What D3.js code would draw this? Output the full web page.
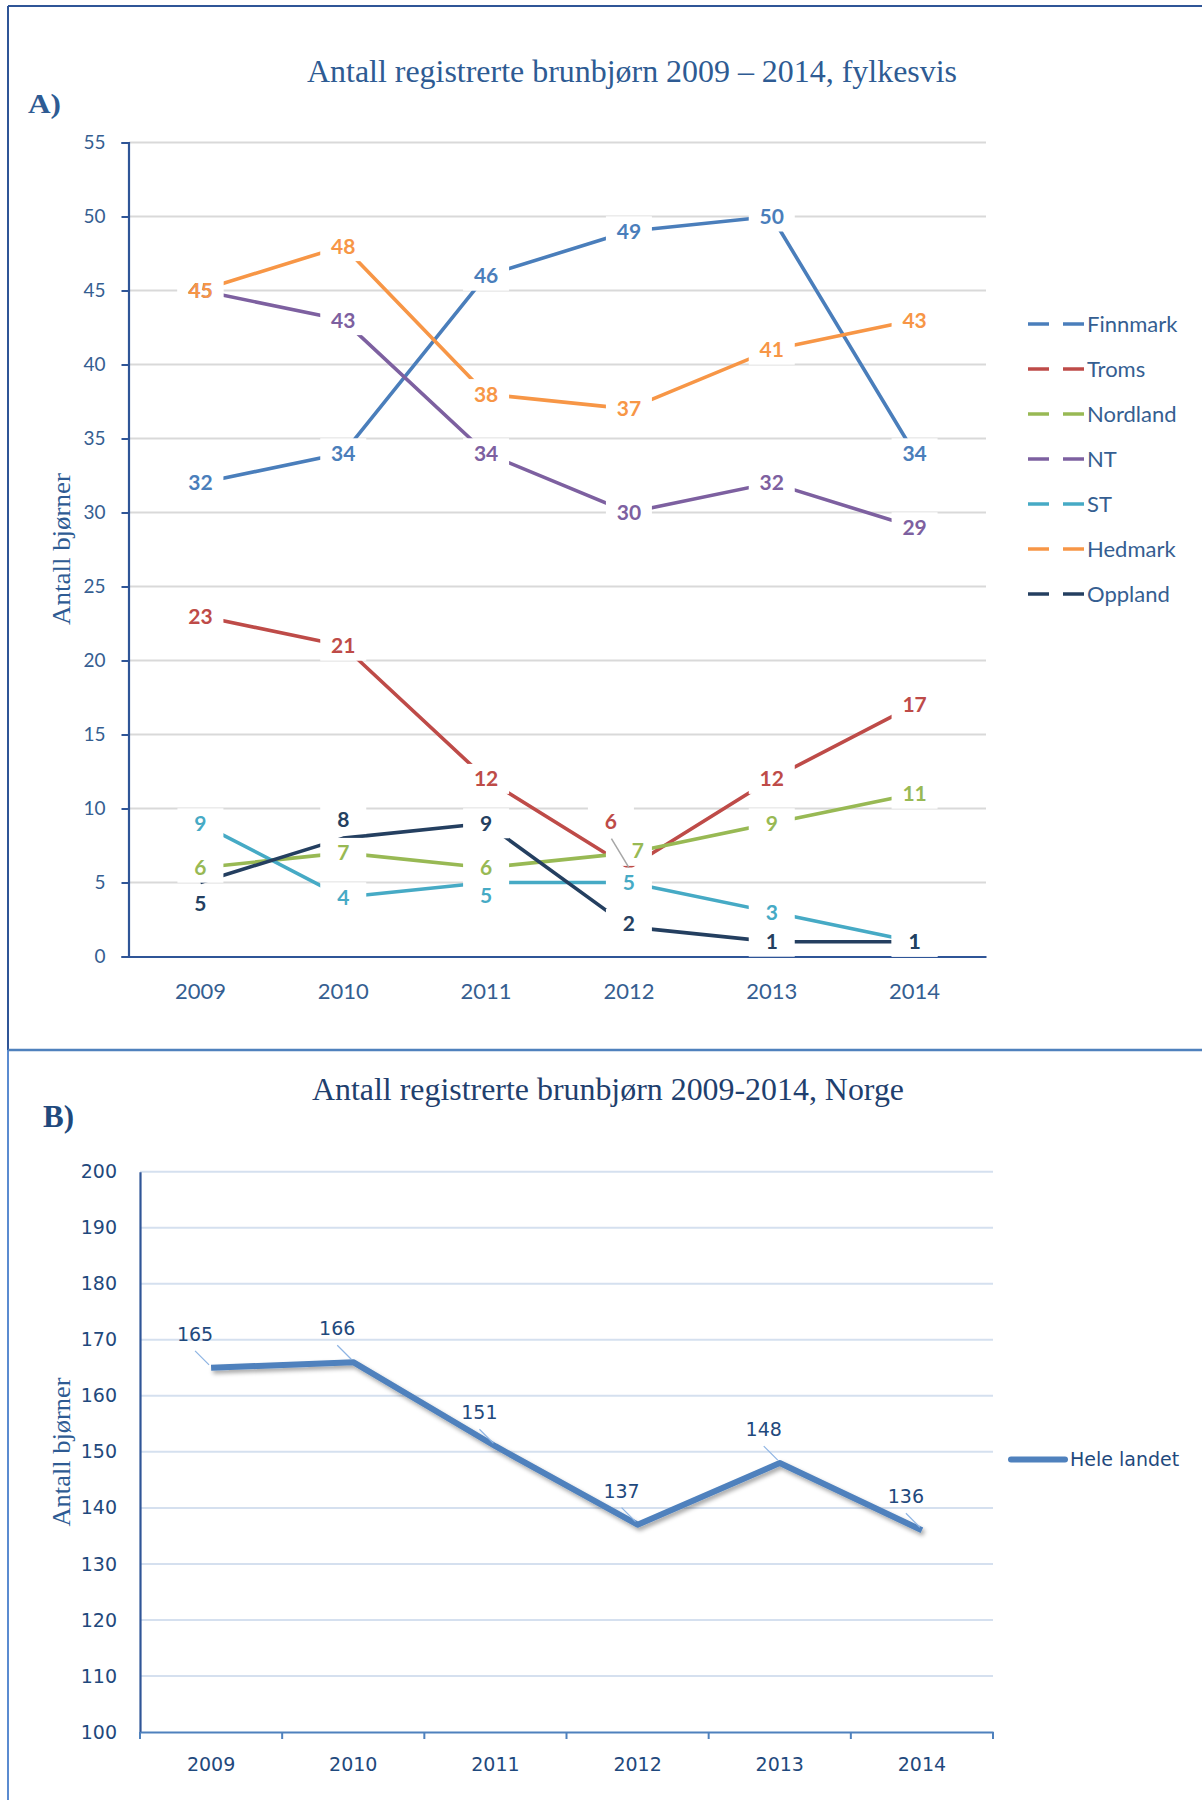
<!DOCTYPE html>
<html><head><meta charset="utf-8">
<script src="https://cdn.jsdelivr.net/npm/d3@7"></script>
<style>body{margin:0;background:#fff} svg{display:block}</style>
</head><body><svg id="c" width="1202" height="1800"></svg>
<script>
// ---------- data ----------
const years = ["2009","2010","2011","2012","2013","2014"];
const countyNames = ["Finnmark","Troms","Nordland","NT","ST","Hedmark","Oppland"];
const finnmark = [32,34,46,49,50,34];
const troms    = [23,21,12,6,12,17];
const nordland = [6,7,6,7,9,11];
const nt       = [45,43,34,30,32,29];
const st       = [9,4,5,5,3,1];
const hedmark  = [45,48,38,37,41,43];
const oppland  = [5,8,9,2,1,1];
const yTicksA  = [0,5,10,15,20,25,30,35,40,45,50,55];
const totalNorway = [165,166,151,137,148,136];
const totalName = "Hele landet";
const yTicksB  = [100,110,120,130,140,150,160,170,180,190,200];

const countyValues = [finnmark,troms,nordland,nt,st,hedmark,oppland];
const countyColors = ["#4A7EBB","#BE4B48","#98B954","#7D60A0","#46AAC5","#F79646","#243F60"];
// label nudges (layout only): [dxText, dyText, leader]
const nudges = {"Oppland|0":[0,21],"Oppland|1":[0,-19],"ST|2":[0,13],
  "Troms|3":[-18,-46,true],"Nordland|3":[9,-2],"Oppland|3":[0,-3]};

const svg = d3.select("#c");

// ---------- frame ----------
svg.append("line").attr("x1",8).attr("x2",1202).attr("y1",6).attr("y2",6).attr("stroke","#2F5597").attr("stroke-width",2);
svg.append("line").attr("x1",8).attr("x2",8).attr("y1",6).attr("y2",1050).attr("stroke","#2F5597").attr("stroke-width",2);
svg.append("line").attr("x1",8).attr("x2",8).attr("y1",1050).attr("y2",1800).attr("stroke","#5B8BD0").attr("stroke-width",2);
svg.append("line").attr("x1",8).attr("x2",1202).attr("y1",1050).attr("y2",1050).attr("stroke","#4F81BD").attr("stroke-width",2.5);

// ---------- chart A ----------
const xA = d3.scaleBand().domain(years).range([129,986]);
const yA = d3.scaleLinear().domain([0,55]).range([956.5,142.5]);
const cx = (s,y)=>s(y)+s.bandwidth()/2;

svg.append("text").attr("x",307).attr("y",82).attr("textLength",650).attr("lengthAdjust","spacingAndGlyphs")
  .attr("font-family","Liberation Serif").attr("font-size",31).attr("fill","#2E5B93")
  .text("Antall registrerte brunbjørn 2009 – 2014, fylkesvis");
svg.append("text").attr("x",28).attr("y",113).attr("textLength",33).attr("lengthAdjust","spacingAndGlyphs")
  .attr("font-family","Liberation Serif").attr("font-weight","bold").attr("font-size",27).attr("fill","#2E5B93").text("A)");
svg.append("text").attr("transform","translate(70,549) rotate(-90)").attr("text-anchor","middle")
  .attr("textLength",152).attr("lengthAdjust","spacingAndGlyphs")
  .attr("font-family","Liberation Serif").attr("font-size",26).attr("fill","#2E5B93").text("Antall bjørner");

// gridlines
svg.append("g").selectAll("line").data(yTicksA.filter(d=>d>0)).join("line")
  .attr("x1",129).attr("x2",986).attr("y1",d=>yA(d)).attr("y2",d=>yA(d))
  .attr("stroke","#D9D9D9").attr("stroke-width",2);

// y axis
const gyA = svg.append("g").attr("transform","translate(128.5,0)")
  .call(d3.axisLeft(yA).tickValues(yTicksA).tickSize(7).tickPadding(16));
gyA.select(".domain").attr("stroke","#2F5597").attr("stroke-width",2.2);
gyA.selectAll(".tick line").attr("stroke","#2F5597").attr("stroke-width",2);
gyA.selectAll("text").attr("font-family","Lato").attr("font-size",19).attr("fill","#355E91");

// lines
const lineA = d3.line().x((d,i)=>cx(xA,years[i])).y(d=>yA(d));
countyValues.forEach((vals,k)=>{
  svg.append("path").datum(vals).attr("d",lineA).attr("fill","none")
    .attr("stroke",countyColors[k]).attr("stroke-width",3.6).attr("stroke-linejoin","round");
});

// x axis (drawn after lines)
const gxA = svg.append("g").attr("transform","translate(0,956.5)")
  .call(d3.axisBottom(xA).tickSize(0).tickPadding(27));
gxA.select(".domain").attr("stroke","#2F5597").attr("stroke-width",2.2);
gxA.selectAll("text").attr("font-family","Lato").attr("font-size",22).attr("fill","#355E91");

// data labels
const boxLayer = svg.append("g");
const leaderLayer = svg.append("g");
const textLayer = svg.append("g");
countyValues.forEach((vals,k)=>{
  const name = countyNames[k];
  vals.forEach((v,i)=>{
    const px = cx(xA,years[i]), py = yA(v);
    const n = nudges[name+"|"+i] || [0,0];
    const tx = px + n[0], ty = py + n[1];
    const bx = n[2] ? tx : px;
    if(n[2]){
      leaderLayer.append("line").attr("x1",px-17.5).attr("y1",py-29).attr("x2",px).attr("y2",py)
        .attr("stroke","#A6A6A6").attr("stroke-width",1.5);
    }
    boxLayer.append("rect").attr("x",bx-23).attr("y",ty-15).attr("width",46).attr("height",30).attr("fill","#fff");
    textLayer.append("text").attr("x",tx).attr("y",ty).attr("dy","0.36em").attr("text-anchor","middle")
      .attr("font-family","Lato").attr("font-weight","bold").attr("font-size",21)
      .attr("fill",countyColors[k]).text(v);
  });
});

// legend A
countyNames.forEach((name,k)=>{
  const y = 324 + k*45;
  const g = svg.append("g");
  g.append("line").attr("x1",1028).attr("x2",1049).attr("y1",y).attr("y2",y).attr("stroke",countyColors[k]).attr("stroke-width",3.5);
  g.append("line").attr("x1",1063).attr("x2",1084).attr("y1",y).attr("y2",y).attr("stroke",countyColors[k]).attr("stroke-width",3.5);
  g.append("text").attr("x",1087).attr("y",y).attr("dy","0.36em").attr("font-family","Lato").attr("font-size",22)
    .attr("fill","#355E91").text(name);
});

// ---------- chart B ----------
const xB = d3.scaleBand().domain(years).range([140,993]);
const yB = d3.scaleLinear().domain([100,200]).range([1732,1171.7]);

svg.append("text").attr("x",312).attr("y",1100).attr("textLength",592).attr("lengthAdjust","spacingAndGlyphs")
  .attr("font-family","Liberation Serif").attr("font-size",31).attr("fill","#1F3F6E")
  .text("Antall registrerte brunbjørn 2009-2014, Norge");
svg.append("text").attr("x",43).attr("y",1127).attr("textLength",31).attr("lengthAdjust","spacingAndGlyphs")
  .attr("font-family","Liberation Serif").attr("font-weight","bold").attr("font-size",31).attr("fill","#1F497D").text("B)");
svg.append("text").attr("transform","translate(70,1452) rotate(-90)").attr("text-anchor","middle")
  .attr("textLength",149).attr("lengthAdjust","spacingAndGlyphs")
  .attr("font-family","Liberation Serif").attr("font-size",26).attr("fill","#2E5B93").text("Antall bjørner");

svg.append("g").selectAll("line").data(yTicksB.filter(d=>d>100)).join("line")
  .attr("x1",140).attr("x2",993).attr("y1",d=>yB(d)).attr("y2",d=>yB(d))
  .attr("stroke","#D5E0EF").attr("stroke-width",2);

const gyB = svg.append("g").attr("transform","translate(140,0)")
  .call(d3.axisLeft(yB).tickValues(yTicksB).tickSize(0).tickPadding(23));
gyB.select(".domain").attr("stroke","#2F5597").attr("stroke-width",2.2);
gyB.selectAll("text").attr("font-family","DejaVu Sans").attr("font-size",19).attr("fill","#1F497D");

const gxB = svg.append("g").attr("transform","translate(0,1732)")
  .call(d3.axisBottom(xB).tickSize(0).tickPadding(25.5));
gxB.select(".domain").attr("stroke","#4F81BD").attr("stroke-width",2.2);
gxB.selectAll("text").attr("font-family","DejaVu Sans").attr("font-size",19).attr("fill","#1F497D");
// boundary ticks
const bounds = years.map(y=>xB(y)).concat([xB(years[years.length-1])+xB.bandwidth()]);
svg.append("g").selectAll("line").data(bounds).join("line")
  .attr("x1",d=>d).attr("x2",d=>d).attr("y1",1732).attr("y2",1739)
  .attr("stroke","#4F81BD").attr("stroke-width",2);

const defs = svg.append("defs");
const f = defs.append("filter").attr("id","sh").attr("x","-10%").attr("y","-10%").attr("width","120%").attr("height","130%");
f.append("feDropShadow").attr("dx",2).attr("dy",3).attr("stdDeviation",2).attr("flood-color","#000").attr("flood-opacity",0.35);

const lineB = d3.line().x((d,i)=>cx(xB,years[i])).y(d=>yB(d));
svg.append("path").datum(totalNorway).attr("d",lineB).attr("fill","none")
  .attr("stroke","#4F81BD").attr("stroke-width",6).attr("stroke-linejoin","round").attr("filter","url(#sh)");

totalNorway.forEach((v,i)=>{
  const px = cx(xB,years[i]), py = yB(v);
  svg.append("line").attr("x1",px-16).attr("y1",py-17).attr("x2",px-2).attr("y2",py-3)
    .attr("stroke","#8EB4E3").attr("stroke-width",1.2);
  svg.append("text").attr("x",px-16).attr("y",py-34).attr("dy","0.36em").attr("text-anchor","middle")
    .attr("font-family","DejaVu Sans").attr("font-size",19).attr("fill","#1F497D").text(v);
});

// legend B
svg.append("line").attr("x1",1011).attr("x2",1065).attr("y1",1459.5).attr("y2",1459.5)
  .attr("stroke","#4F81BD").attr("stroke-width",6).attr("stroke-linecap","round");
svg.append("text").attr("x",1070).attr("y",1459.5).attr("dy","0.36em").attr("font-family","DejaVu Sans")
  .attr("font-size",19).attr("fill","#1F497D").text(totalName);
</script>
</body></html>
-.-.-
Your instructions: Quote, please, every line of the material above from its start through the line that has "const cx = (s,y)=>s(y)+s.bandwidth()/2;", reproducing the words exactly and dropping any images.

Task response:
What D3.js code would draw this? Output the full web page.
<!DOCTYPE html>
<html><head><meta charset="utf-8">
<script src="https://cdn.jsdelivr.net/npm/d3@7"></script>
<style>body{margin:0;background:#fff} svg{display:block}</style>
</head><body><svg id="c" width="1202" height="1800"></svg>
<script>
// ---------- data ----------
const years = ["2009","2010","2011","2012","2013","2014"];
const countyNames = ["Finnmark","Troms","Nordland","NT","ST","Hedmark","Oppland"];
const finnmark = [32,34,46,49,50,34];
const troms    = [23,21,12,6,12,17];
const nordland = [6,7,6,7,9,11];
const nt       = [45,43,34,30,32,29];
const st       = [9,4,5,5,3,1];
const hedmark  = [45,48,38,37,41,43];
const oppland  = [5,8,9,2,1,1];
const yTicksA  = [0,5,10,15,20,25,30,35,40,45,50,55];
const totalNorway = [165,166,151,137,148,136];
const totalName = "Hele landet";
const yTicksB  = [100,110,120,130,140,150,160,170,180,190,200];

const countyValues = [finnmark,troms,nordland,nt,st,hedmark,oppland];
const countyColors = ["#4A7EBB","#BE4B48","#98B954","#7D60A0","#46AAC5","#F79646","#243F60"];
// label nudges (layout only): [dxText, dyText, leader]
const nudges = {"Oppland|0":[0,21],"Oppland|1":[0,-19],"ST|2":[0,13],
  "Troms|3":[-18,-46,true],"Nordland|3":[9,-2],"Oppland|3":[0,-3]};

const svg = d3.select("#c");

// ---------- frame ----------
svg.append("line").attr("x1",8).attr("x2",1202).attr("y1",6).attr("y2",6).attr("stroke","#2F5597").attr("stroke-width",2);
svg.append("line").attr("x1",8).attr("x2",8).attr("y1",6).attr("y2",1050).attr("stroke","#2F5597").attr("stroke-width",2);
svg.append("line").attr("x1",8).attr("x2",8).attr("y1",1050).attr("y2",1800).attr("stroke","#5B8BD0").attr("stroke-width",2);
svg.append("line").attr("x1",8).attr("x2",1202).attr("y1",1050).attr("y2",1050).attr("stroke","#4F81BD").attr("stroke-width",2.5);

// ---------- chart A ----------
const xA = d3.scaleBand().domain(years).range([129,986]);
const yA = d3.scaleLinear().domain([0,55]).range([956.5,142.5]);
const cx = (s,y)=>s(y)+s.bandwidth()/2;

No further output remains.